I'm hunting a BIG shark 500+. We caught a mako at boomvang two weeks ago but not to big. If anyone has a community spot where they know some big sharks are this time of year please let me know. Thanks for the help guys. Oh and distance doesn't matter we just want a big shark.


----------



## James Howell (May 21, 2004)

Stetson rock or the flower gardens will most likely have some big tigers, bulls, and maybe a mako around them this time of year. Biggest mako I ever saw was at boomvang in the fall, fish was well over a grand.


----------



## ksong (Jun 30, 2004)

Some sharks can hit jigs and some shark don't respond to jigs.
Mako is one of sharks which hit jigs.


----------



## Bird (May 10, 2005)

I've hooked sharks a number of times on jigs, long knife jig style. I also ended up losing a bunch of jigs dropping a jig into an area that we know has sharks just for the thrill of the big fish pull. Not a cheap thrill at all in the end.

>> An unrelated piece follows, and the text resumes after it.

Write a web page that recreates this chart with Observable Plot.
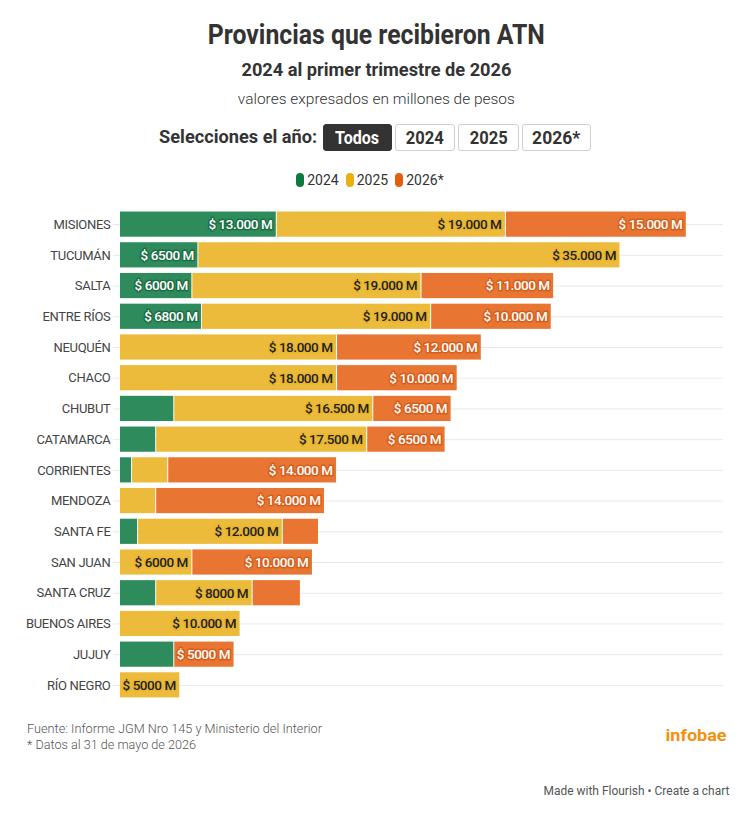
<!DOCTYPE html>
<html>
<head>
<meta charset="utf-8">
<script src="https://cdn.jsdelivr.net/npm/d3@7"></script>
<script src="https://cdn.jsdelivr.net/npm/@observablehq/plot@0.6"></script>
<style>
  html, body { margin: 0; padding: 0; background: #fff; }
  body { font-family: Roboto, "Noto Sans", sans-serif; color: #333; }
  #root { position: relative; width: 753px; height: 815px; overflow: hidden; }
  .abs { position: absolute; white-space: nowrap; line-height: 1; }
  .center { left: 0; width: 753px; text-align: center; }
  .fit { display: inline-block; }
  .btn { position: absolute; box-sizing: border-box; border: 1px solid #d0d0d0; border-radius: 3px;
         background: #fff; display: flex; align-items: center; justify-content: center;
         font-weight: 700; font-size: 19px; color: #333; line-height: 1; }
  .btn.on { background: #333; border-color: #333; color: #fff; }
  #legend { position: absolute; left: 0; width: 740px; top: 172px; display: flex; justify-content: center; gap: 7px; }
  .li { display: flex; align-items: center; gap: 3px; font-size: 14px; color: #333; height: 15px; }
  .sw { width: 8px; height: 14px; border-radius: 4px; display: inline-block; }
  #chart { position: absolute; left: 0; top: 200px; }
</style>
</head>
<body>
<div id="root">
  <div class="abs center" style="top:21px;font-size:28px;font-weight:700;"><span class="fit" data-w="337" data-o="center">Provincias que recibieron ATN</span></div>
  <div class="abs center" style="top:61px;font-size:18px;font-weight:700;"><span class="fit" data-w="270" data-o="center">2024 al primer trimestre de 2026</span></div>
  <div class="abs center" style="top:92px;font-size:15px;font-weight:300;"><span class="fit" data-w="277" data-o="center">valores expresados en millones de pesos</span></div>
  <div class="abs" style="top:127px;right:436px;font-size:19px;font-weight:700;text-align:right;"><span class="fit" data-w="158" data-o="right">Selecciones el año:</span></div>
  <div id="buttons"></div>
  <div id="legend"></div>
  <div id="chart"></div>
  <div class="abs" style="top:722px;left:27px;font-size:13px;color:#555;font-weight:300;"><span class="fit" data-w="295" data-o="left">Fuente: Informe JGM Nro 145 y Ministerio del Interior</span></div>
  <div class="abs" style="top:738px;left:27px;font-size:13px;color:#555;font-weight:300;"><span class="fit" data-w="169" data-o="left">* Datos al 31 de mayo de 2026</span></div>
  <div class="abs" style="top:727px;right:26px;font-size:17px;color:#f29111;font-weight:700;"><span class="fit" data-w="61" data-o="right">infobae</span></div>
  <div class="abs" style="top:785px;right:24px;font-size:12px;color:#555;"><span class="fit" data-w="186" data-o="right">Made with Flourish • Create a chart</span></div>
</div>
<script>
// ---- data ----
const provincias = ["MISIONES","TUCUMÁN","SALTA","ENTRE RÍOS","NEUQUÉN","CHACO","CHUBUT","CATAMARCA","CORRIENTES","MENDOZA","SANTA FE","SAN JUAN","SANTA CRUZ","BUENOS AIRES","JUJUY","RÍO NEGRO"];
const years = ["2024","2025","2026*"];
const v2024 = [13000,6500,6000,6800,0,0,4500,3000,1000,0,1500,0,3000,0,4500,0];
const v2025 = [19000,35000,19000,19000,18000,18000,16500,17500,3000,3000,12000,6000,8000,10000,0,5000];
const v2026 = [15000,0,11000,10000,12000,10000,6500,6500,14000,14000,3000,10000,4000,0,5000,0];
const buttonLabels = ["Todos","2024","2025","2026*"];

// ---- styles ----
const barColors = ["#2e8b5b","#ecbb3c","#e87532"];
const swatchColors = ["#0c7a3e","#e8b10f","#e35e0e"];
const labelFill = ["#ffffff","#222222","#ffffff"];
const labelHalo = ["#1d6e45","#e9b52c","#d65e1b"];

const series = [v2024, v2025, v2026];
const rows = [];
provincias.forEach((p, i) => years.forEach((y, j) => {
  const v = series[j][i];
  if (v > 0) rows.push({prov: p, year: y, value: v});
}));

const fmt = v => v >= 10000 ? "$ " + d3.format(",")(v).replace(/,/g, ".") + " M" : "$ " + v + " M";

// buttons
const btnGeom = [[323, 69, 44], [395, 60, 38], [458, 61, 38], [522, 69, 48]];
const bdiv = document.getElementById("buttons");
buttonLabels.forEach((t, i) => {
  const b = document.createElement("div");
  b.className = "btn" + (i === 0 ? " on" : "");
  b.style.left = btnGeom[i][0] + "px";
  b.style.width = btnGeom[i][1] + "px";
  b.style.top = "124px";
  b.style.height = "27px";
  b.innerHTML = `<span class="fit" data-w="${btnGeom[i][2]}" data-o="center">${t}</span>`;
  bdiv.appendChild(b);
});

// legend
const leg = document.getElementById("legend");
years.forEach((y, i) => {
  const it = document.createElement("div");
  it.className = "li";
  it.innerHTML = `<span class="sw" style="background:${swatchColors[i]}"></span><span>${y}</span>`;
  leg.appendChild(it);
});

const textMarks = years.map((yr, j) =>
  Plot.text(rows, Plot.stackX2({
    x: "value", y: "prov", z: "year",
    text: d => (d.year === yr && d.value >= 5000) ? fmt(d.value) : "",
    textAnchor: "end", dx: -5,
    fill: labelFill[j], stroke: labelHalo[j], strokeWidth: 3,
    paintOrder: "stroke", strokeLinejoin: "round",
    fontSize: 13.5, fontWeight: 500
  }))
);

const chart = Plot.plot({
  width: 753,
  height: 513,
  marginLeft: 120,
  marginRight: 30,
  marginTop: 6,
  marginBottom: 10,
  style: {fontFamily: "Roboto, sans-serif", background: "transparent", overflow: "visible"},
  x: {domain: [0, 50000], axis: null},
  y: {domain: provincias, padding: 0.18, round: false, label: null},
  color: {domain: years, range: barColors},
  marks: [
    Plot.gridY({stroke: "#e8e8e8", strokeOpacity: 1}),
    Plot.axisY({tickSize: 7, tickPadding: 3, stroke: "#e8e8e8", fill: "#444", fontSize: 13, label: null}),
    Plot.barX(rows, Plot.stackX({x: "value", y: "prov", fill: "year", insetRight: 1})),
    ...textMarks
  ]
});
document.getElementById("chart").appendChild(chart);
d3.select(chart).selectAll("g[aria-label='y-axis tick label'] text").style("letter-spacing", "-0.3px");
d3.select(chart).selectAll("g[aria-label='text'] text").style("letter-spacing", "-0.45px");

function fitAll() {
  document.querySelectorAll(".fit").forEach(el => {
    el.style.transform = "none";
    const w = el.getBoundingClientRect().width;
    const t = +el.dataset.w;
    if (w > 0) {
      el.style.transformOrigin = el.dataset.o + " center";
      el.style.transform = `scaleX(${t / w})`;
    }
  });
}
fitAll();
if (document.fonts && document.fonts.ready) document.fonts.ready.then(fitAll);
</script>
</body>
</html>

I think you might want to ask this on the general blue water board since bait is by far the best choice and not pricey chunks of lead.


----------



## Chase This! (Jul 20, 2007)

James Howell said:


> Stetson rock or the flower gardens will most likely have some big tigers, bulls, and maybe a mako around them this time of year.


x2. Getting a 500# Tiger isn't a walk in the park, but very do-able.

Chum. Chum. Chum.

Brandon


----------



## Boboe (Feb 11, 2009)

Chase This! said:


> x2. Getting a 500# Tiger isn't a walk in the park, but very do-able.
> 
> Chum. Chum. Chum.
> 
> Brandon


Finding that 500# tiger, and getting him to bite can be tough. The actual fight isn't all that spectacular. He's no mako. He's more of a typical shark with the, "I'm big...but...you got me" attitude. Big tigers have never really impressed me that much with their fighting abilities.


----------



## Chase This! (Jul 20, 2007)

You know, it is a crazy world. We once fought what we estimated to be a grander tiger for 9 hours. Yes, 9 hours. And lost her. Some amazing spool dumping runs. Truly a monster.

And we caught a mako not long ago that made one long run, and came straight up to the boat to meet the flying gaff. No jumps. Not much of a fight.

Every fish is different. 

Brandon


----------



## rodwade (Feb 13, 2007)

mmmmmm mako steaks!


----------



## James Howell (May 21, 2004)

You are officially docked 10,000 greenies for reposting a pic of your fish (again). Merry Christmas.


Chase This! said:


> You know, it is a crazy world. We once fought what we estimated to be a grander tiger for 9 hours. Yes, 9 hours. And lost her. Some amazing spool dumping runs. Truly a monster.
> 
> And we caught a mako not long ago that made one long run, and came straight up to the boat to meet the flying gaff. No jumps. Not much of a fight.
> 
> ...


----------



## slowrey (Dec 7, 2007)

at least he didnt bring back the picture of the 2 guys spooning:an5: haha =)


----------



## Chase This! (Jul 20, 2007)

James Howell said:


> You are officially docked 10,000 greenies for reposting a pic of your fish (again). Merry Christmas.


If you want me to give you a greenie, just ask. 

Merry Christmas, James.

Brandon


----------